For a moment, they gazed at each other, everything else forgotten as they shared the miracle their love had created.

“Until now, I never really thought of it as a baby,” Brandy confessed. “I mean, I knew it was there, that I was pregnant, but now…” She shrugged. “I can’t explain it.”

“I love you, Brandy,” J.T. said, and leaning forward, he kissed her gently, then gathered her into his arms.

She snuggled against him, her heart swelling with tenderness for J.T.. This was a moment she would never forget.

“I want you to do something for me, Brandy love.”

“Anything.”

“When I’m gone, I want you to find someone else.”

“No!” She sat up and stared at him. “How can you even suggest such a thing?”

Pain knifed through him at the thought of another man holding her, raising his son, yet he could not abide the thought of Brandy being left alone when he was gone, of having to go to work to support their child.

“Hear me out,” he said. “I don’t want my son growing up like I did. I want our child to have a mother who’s there for him when he needs her, and a father to look up to. A place to call home.”

“J.T…” She clung to him, not wanting to think of the future, or of a life without him.

“Please, Brandy. You’re a young, beautiful woman. You can’t spend the rest of your life alone. It’s not right. Not for you. Not for our child. Promise me.”

“I can’t. Don’t ask me.”

“Please, Brandy. For me?”

She buried her face in the hollow of his shoulder. How could he ask this of her? How could she refuse? “I’ll try.”

He took a deep breath, inhaling her fragrance, loving the way she felt in his arms. She would never belong to another man the way she belonged to him. The thought pleased him even as it brought him pain.

He held her in his arms long after she had fallen asleep, reluctant to let her go. He ran his fingertips lightly over her hair, along her neck, over the slight swell of her belly. She had never been more beautiful. He had never loved her more.

He felt the baby stir beneath his hand, and as the first rays of the sun brightened the East, J.T. offered a silent prayer to
Wakan Tanka
, begging the Great Spirit to watch over his wife and child when he was gone.

* * * * *

Three days later, just before dawn, J.T. left the village to go hunting with Tatanka Sapa and Nape Luta.
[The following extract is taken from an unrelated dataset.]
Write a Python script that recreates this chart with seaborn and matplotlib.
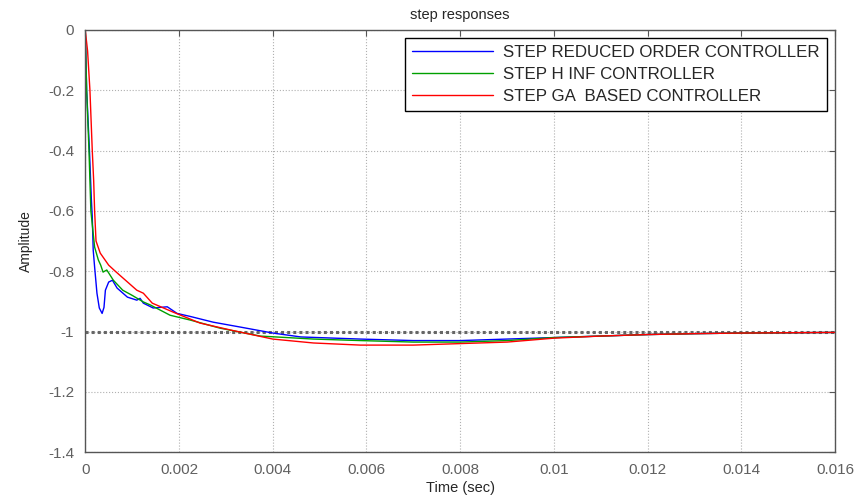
import numpy as np
import pandas as pd
import matplotlib
matplotlib.use("Agg")
import matplotlib.pyplot as plt
import seaborn as sns
from matplotlib.ticker import FormatStrFormatter

# ------------------------------------------------------------------
# Data
# ------------------------------------------------------------------
t_reduced = [0, 0.00003, 0.00009, 0.00013, 0.00015, 0.00017, 0.0002, 0.00025,
             0.0003, 0.00036, 0.0004, 0.00043, 0.0005, 0.00058, 0.00068, 0.0009,
             0.0011, 0.00117, 0.00124, 0.00145, 0.00175, 0.00196, 0.00224,
             0.00273, 0.0033, 0.004, 0.0046, 0.00587, 0.007, 0.008, 0.009,
             0.01, 0.011, 0.012, 0.013, 0.014, 0.015, 0.016]
y_reduced = [0, -0.2, -0.4, -0.56, -0.62, -0.73, -0.786, -0.873,
             -0.922, -0.94, -0.92, -0.863, -0.836, -0.83, -0.856, -0.886,
             -0.896, -0.89, -0.906, -0.922, -0.918, -0.94, -0.95,
             -0.969, -0.985, -1.005, -1.018, -1.025, -1.03, -1.03, -1.025,
             -1.02, -1.015, -1.01, -1.007, -1.005, -1.004, -1.003]

t_hinf = [0, 0.00003, 0.00008, 0.00012, 0.00017, 0.0002, 0.00028, 0.00033,
          0.00038, 0.00046, 0.0006, 0.0008, 0.001, 0.00124, 0.00139, 0.00181,
          0.00224, 0.00288, 0.00373, 0.00487, 0.00587, 0.007, 0.008, 0.009,
          0.01, 0.011, 0.012, 0.013, 0.014, 0.015, 0.016]
y_hinf = [0, -0.2, -0.4, -0.6, -0.675, -0.72, -0.763, -0.78,
          -0.803, -0.796, -0.83, -0.863, -0.88, -0.902, -0.912, -0.946,
          -0.962, -0.989, -1.015, -1.025, -1.03, -1.035, -1.035, -1.03,
          -1.02, -1.015, -1.01, -1.007, -1.005, -1.004, -1.003]

t_ga = [0, 0.00005, 0.0001, 0.00015, 0.00018, 0.0002, 0.00023, 0.00032,
        0.0005, 0.00064, 0.0011, 0.00124, 0.00143, 0.00188, 0.00245, 0.0031,
        0.004, 0.00487, 0.00587, 0.007, 0.008, 0.009, 0.01, 0.011, 0.012,
        0.013, 0.014, 0.015, 0.016]
y_ga = [0, -0.07, -0.2, -0.4, -0.5, -0.6, -0.7, -0.74,
        -0.78, -0.8, -0.863, -0.873, -0.906, -0.936, -0.972, -0.995,
        -1.025, -1.038, -1.045, -1.045, -1.04, -1.035, -1.022, -1.015, -1.01,
        -1.007, -1.005, -1.004, -1.003]

labels = ["STEP REDUCED ORDER CONTROLLER", "STEP H INF CONTROLLER",
          "STEP GA  BASED CONTROLLER"]
colors = ["#0000ff", "#00a000", "#ff0000"]

x_ticks = [0, 0.002, 0.004, 0.006, 0.008, 0.01, 0.012, 0.014, 0.016]
y_ticks = [0, -0.2, -0.4, -0.6, -0.8, -1, -1.2, -1.4]

# ------------------------------------------------------------------
# Plot
# ------------------------------------------------------------------
sns.set_style("white")
plt.rcParams['font.family'] = ['Liberation Sans', 'DejaVu Sans']
plt.rcParams['axes.unicode_minus'] = False

fig = plt.figure(figsize=(8.61, 4.98), dpi=100)
ax = fig.add_axes([0.099, 0.092, 0.871, 0.848])

# steady-state reference line
ax.axhline(-1, color="#666666", lw=2.2, ls=(0, (1, 1)), zorder=1)

for t, y, lab, c in zip([t_reduced, t_hinf, t_ga], [y_reduced, y_hinf, y_ga],
                        labels, colors):
    sns.lineplot(x=t, y=y, ax=ax, color=c, lw=1, label=lab,
                 sort=False, estimator=None)

ax.set_xlim(0, 0.016)
ax.set_ylim(-1.4, 0)
ax.set_xticks(x_ticks)
ax.set_yticks(y_ticks)
ax.xaxis.set_major_formatter(FormatStrFormatter('%g'))
ax.yaxis.set_major_formatter(FormatStrFormatter('%g'))

ax.grid(True, color="#b0b0b0", ls=":", lw=0.8)
for s in ax.spines.values():
    s.set_color("#555555")
    s.set_linewidth(1)
ax.tick_params(direction="in", length=4, top=True, right=True,
               colors="#555555", labelcolor="#606060", labelsize=11, pad=8)

ax.set_title("step responses", fontsize=10.5, pad=8)
ax.set_xlabel("Time (sec)", fontsize=10.5, labelpad=3)
ax.set_ylabel("Amplitude", fontsize=10, labelpad=11)

leg = ax.legend(loc="upper right", bbox_to_anchor=(0.989, 0.981),
                borderaxespad=0, fancybox=False, framealpha=1,
                edgecolor="black", fontsize=12.2, handlelength=4.8,
                handletextpad=0.6, labelspacing=0.4, borderpad=0.42)
leg.get_frame().set_linewidth(1)

fig.savefig("out.png", dpi=100)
He hadn’t wanted to leave Brandy, but she had insisted that he go.

“You need to get out, J.T.,” she had said, helping him into the buffalo robe coat she had made for him. “You’ve been cooped up in here too long. It’ll be good for you to spend a little time bonding with the boys.”

J.T. lifted one inquisitive brow. “Bonding with the boys?”
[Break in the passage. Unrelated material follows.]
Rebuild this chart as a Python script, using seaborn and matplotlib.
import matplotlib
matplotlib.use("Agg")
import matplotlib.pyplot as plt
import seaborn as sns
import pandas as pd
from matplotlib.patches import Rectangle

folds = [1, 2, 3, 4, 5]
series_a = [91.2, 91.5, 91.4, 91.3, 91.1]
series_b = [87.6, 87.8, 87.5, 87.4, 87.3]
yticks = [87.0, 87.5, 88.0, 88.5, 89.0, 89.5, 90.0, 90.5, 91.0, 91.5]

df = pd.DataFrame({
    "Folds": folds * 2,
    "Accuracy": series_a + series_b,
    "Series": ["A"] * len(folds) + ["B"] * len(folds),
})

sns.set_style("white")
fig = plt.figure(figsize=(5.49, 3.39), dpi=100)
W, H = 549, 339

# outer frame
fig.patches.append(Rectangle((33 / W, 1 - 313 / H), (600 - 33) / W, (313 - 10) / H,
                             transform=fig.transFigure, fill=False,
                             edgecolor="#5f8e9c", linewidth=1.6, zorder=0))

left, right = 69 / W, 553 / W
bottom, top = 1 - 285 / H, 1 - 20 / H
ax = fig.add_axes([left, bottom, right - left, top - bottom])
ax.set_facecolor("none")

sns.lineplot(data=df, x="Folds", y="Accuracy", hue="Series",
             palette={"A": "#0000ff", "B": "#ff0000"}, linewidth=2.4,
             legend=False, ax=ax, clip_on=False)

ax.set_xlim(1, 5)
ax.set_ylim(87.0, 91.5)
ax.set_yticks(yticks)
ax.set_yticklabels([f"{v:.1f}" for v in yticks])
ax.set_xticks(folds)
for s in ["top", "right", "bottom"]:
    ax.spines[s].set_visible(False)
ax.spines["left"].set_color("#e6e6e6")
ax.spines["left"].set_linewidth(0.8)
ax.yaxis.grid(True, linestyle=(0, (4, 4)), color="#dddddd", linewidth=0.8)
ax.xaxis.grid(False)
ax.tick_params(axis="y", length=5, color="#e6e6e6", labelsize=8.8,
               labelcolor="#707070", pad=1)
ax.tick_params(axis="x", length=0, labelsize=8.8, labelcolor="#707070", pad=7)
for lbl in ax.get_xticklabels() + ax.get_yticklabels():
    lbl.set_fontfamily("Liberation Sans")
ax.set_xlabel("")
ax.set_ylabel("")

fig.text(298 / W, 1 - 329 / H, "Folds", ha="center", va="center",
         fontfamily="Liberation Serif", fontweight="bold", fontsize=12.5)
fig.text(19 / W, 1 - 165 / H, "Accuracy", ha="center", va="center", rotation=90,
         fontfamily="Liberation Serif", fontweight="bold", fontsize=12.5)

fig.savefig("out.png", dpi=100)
“It’s a modern expression. Now go on, get out of here.”

She’d been right, J.T. mused as he rode over the countryside. He had needed to get out, to spend some time “bonding with the boys”.

While riding, they spoke of the battle that was sure to come, of the seemingly endless wave of whites pouring into Lakota land, of treaties made and broken.

“The
wasichu
have no honor,” Nape Luta said, his voice filled with scorn. “They make promises they do not keep.”

Tatanka Sapa nodded in agreement. “They have broken every treaty. Not long ago, they promised that the
Paha Sapa
would be ours so long as the grass grows and the water flows.” He made a sound of disgust deep in his throat. “Already the treaty has been broken.”

J.T. wished he could argue with his friends, but he knew they were right. There was no way to keep the whites out of the Black Hills, not now when Custer had discovered gold at French Creek. At first, the Army had made an attempt to turn the miners away, but Sheridan had soon given up the fight as futile. In retaliation, the Indians had began marauding settlements again, which had given the gold miners and adventurers an excuse to strike back.